Data listing =>
%%

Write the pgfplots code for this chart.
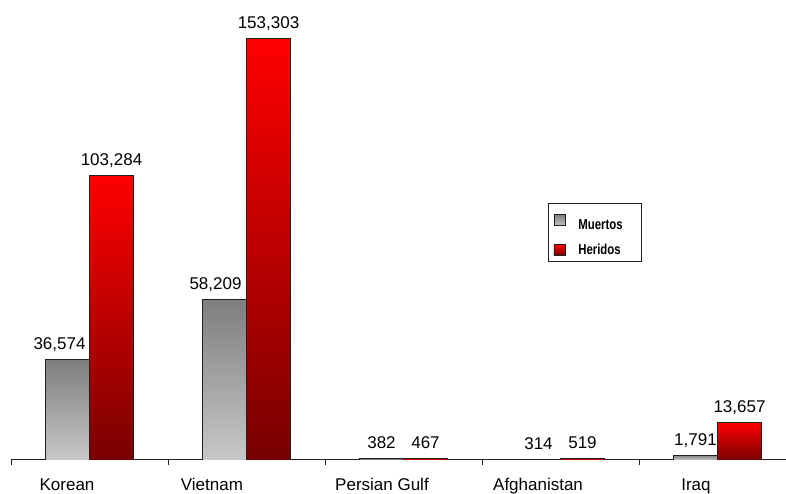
\documentclass[border=0pt]{standalone}
\usepackage{fontspec}
\setmainfont{Liberation Sans}
\usepackage{graphicx}
\usepackage{pgfplots}
\pgfplotsset{compat=1.18}

\definecolor{grtop}{HTML}{7E7E7E}
\definecolor{grmid}{HTML}{A0A0A0}
\definecolor{grbot}{HTML}{C8C8C8}
\definecolor{rdtop}{HTML}{FF0000}
\definecolor{rdmid}{HTML}{D40000}
\definecolor{rdbot}{HTML}{780000}
\definecolor{edge}{HTML}{202020}

\pgfplotsset{
  barbase/.style={ybar, bar width=44pt, draw=edge, line width=0.9pt,
    legend image code/.code={\draw[##1, line width=0.8pt] (0pt,-5.5pt) rectangle (11pt,5.5pt);}},
  muerto/.style={barbase, bar shift=-22pt, top color=grtop, middle color=grmid, bottom color=grbot,
    nodes near coords style={xshift=-22pt}},
  herido/.style={barbase, bar shift=22pt, top color=rdtop, middle color=rdmid, bottom color=rdbot,
    nodes near coords style={xshift=22pt}},
}

\begin{document}
\begin{tikzpicture}
\begin{axis}[
  at={(11pt,34pt)}, anchor=south west,
  scale only axis,
  width=775pt, height=460pt,
  xmin=-0.5, xmax=4.4363,
  ymin=0, ymax=167210,
  hide y axis,
  axis x line=bottom,
  x axis line style={-, line width=1pt, color=edge},
  xtick={-0.5,0.5,1.5,2.5,3.5},
  xticklabels={},
  tick align=outside,
  major tick length=5pt,
  x tick style={line width=1pt, color=edge},
  extra x ticks={-0.143,0.780,1.863,2.857,3.863},
  extra x tick labels={Korean,Vietnam,Persian Gulf,Afghanistan,Iraq},
  extra x tick style={major tick length=0pt, tick label style={font=\fontsize{17}{20}\selectfont, anchor=base, yshift=-31pt}},
  /pgf/number format/assume math mode=true,
  nodes near coords={\pgfmathprintnumber[fixed,precision=0,1000 sep={,}]{\pgfplotspointmeta}},
  nodes near coords style={font=\fontsize{17}{20}\selectfont, anchor=base, yshift=10pt, text=black},
  legend style={at={(rel axis cs:0.6929,0.5587)}, anchor=north west,
    draw=edge, line width=1pt, inner xsep=5pt, inner ysep=4pt,
    row sep=9pt, font=\bfseries\fontsize{12}{13}\selectfont},
  legend cell align=left,
]
% Muertos
\addplot[muerto, nodes near coords style={xshift=-8pt}] coordinates {(0,36574)};
\addlegendentry{\rule{0pt}{20pt}\hspace{11pt}\scalebox{0.95}[1.2]{Muertos}\rule{12pt}{0pt}}
% Heridos
\addplot[herido] coordinates {(0,103284)};
\addlegendentry{\hspace{11pt}\scalebox{0.95}[1.2]{Heridos}}
\addplot[muerto, forget plot, nodes near coords style={xshift=-9pt}] coordinates {(1,58209)};
\addplot[herido, forget plot] coordinates {(1,153303)};
\addplot[muerto, forget plot] coordinates {(2,382)};
\addplot[herido, forget plot] coordinates {(2,467)};
\addplot[muerto, forget plot] coordinates {(3,314)};
\addplot[herido, forget plot] coordinates {(3,519)};
\addplot[muerto, forget plot] coordinates {(4,1791)};
\addplot[herido, forget plot] coordinates {(4,13657)};
\end{axis}
\pgfresetboundingbox
\path[use as bounding box] (0,0) rectangle (786pt,494pt);
\end{tikzpicture}
\end{document}
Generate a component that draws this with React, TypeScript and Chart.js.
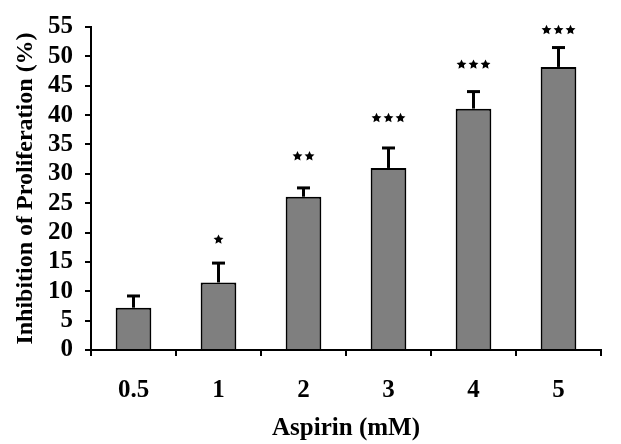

%%

TASK INSTRUCTIONS =>
All of the entries above should be copied exactly, except for the pictures.

EXERCISE RESPONSE =>
Write the pgfplots code for this chart.
\documentclass[border=0pt]{standalone}
\usepackage{fontspec}
\setmainfont{Liberation Sans}
\usepackage{graphicx}
\usepackage{pgfplots}
\pgfplotsset{compat=1.18}

\definecolor{grtop}{HTML}{7E7E7E}
\definecolor{grmid}{HTML}{A0A0A0}
\definecolor{grbot}{HTML}{C8C8C8}
\definecolor{rdtop}{HTML}{FF0000}
\definecolor{rdmid}{HTML}{D40000}
\definecolor{rdbot}{HTML}{780000}
\definecolor{edge}{HTML}{202020}

\pgfplotsset{
  barbase/.style={ybar, bar width=44pt, draw=edge, line width=0.9pt,
    legend image code/.code={\draw[##1, line width=0.8pt] (0pt,-5.5pt) rectangle (11pt,5.5pt);}},
  muerto/.style={barbase, bar shift=-22pt, top color=grtop, middle color=grmid, bottom color=grbot,
    nodes near coords style={xshift=-22pt}},
  herido/.style={barbase, bar shift=22pt, top color=rdtop, middle color=rdmid, bottom color=rdbot,
    nodes near coords style={xshift=22pt}},
}

\begin{document}
\begin{tikzpicture}
\begin{axis}[
  at={(11pt,34pt)}, anchor=south west,
  scale only axis,
  width=775pt, height=460pt,
  xmin=-0.5, xmax=4.4363,
  ymin=0, ymax=167210,
  hide y axis,
  axis x line=bottom,
  x axis line style={-, line width=1pt, color=edge},
  xtick={-0.5,0.5,1.5,2.5,3.5},
  xticklabels={},
  tick align=outside,
  major tick length=5pt,
  x tick style={line width=1pt, color=edge},
  extra x ticks={-0.143,0.780,1.863,2.857,3.863},
  extra x tick labels={Korean,Vietnam,Persian Gulf,Afghanistan,Iraq},
  extra x tick style={major tick length=0pt, tick label style={font=\fontsize{17}{20}\selectfont, anchor=base, yshift=-31pt}},
  /pgf/number format/assume math mode=true,
  nodes near coords={\pgfmathprintnumber[fixed,precision=0,1000 sep={,}]{\pgfplotspointmeta}},
  nodes near coords style={font=\fontsize{17}{20}\selectfont, anchor=base, yshift=10pt, text=black},
  legend style={at={(rel axis cs:0.6929,0.5587)}, anchor=north west,
    draw=edge, line width=1pt, inner xsep=5pt, inner ysep=4pt,
    row sep=9pt, font=\bfseries\fontsize{12}{13}\selectfont},
  legend cell align=left,
]
% Muertos
\addplot[muerto, nodes near coords style={xshift=-8pt}] coordinates {(0,36574)};
\addlegendentry{\rule{0pt}{20pt}\hspace{11pt}\scalebox{0.95}[1.2]{Muertos}\rule{12pt}{0pt}}
% Heridos
\addplot[herido] coordinates {(0,103284)};
\addlegendentry{\hspace{11pt}\scalebox{0.95}[1.2]{Heridos}}
\addplot[muerto, forget plot, nodes near coords style={xshift=-9pt}] coordinates {(1,58209)};
\addplot[herido, forget plot] coordinates {(1,153303)};
\addplot[muerto, forget plot] coordinates {(2,382)};
\addplot[herido, forget plot] coordinates {(2,467)};
\addplot[muerto, forget plot] coordinates {(3,314)};
\addplot[herido, forget plot] coordinates {(3,519)};
\addplot[muerto, forget plot] coordinates {(4,1791)};
\addplot[herido, forget plot] coordinates {(4,13657)};
\end{axis}
\pgfresetboundingbox
\path[use as bounding box] (0,0) rectangle (786pt,494pt);
\end{tikzpicture}
\end{document}
Generate a component that draws this with React, TypeScript and Chart.js.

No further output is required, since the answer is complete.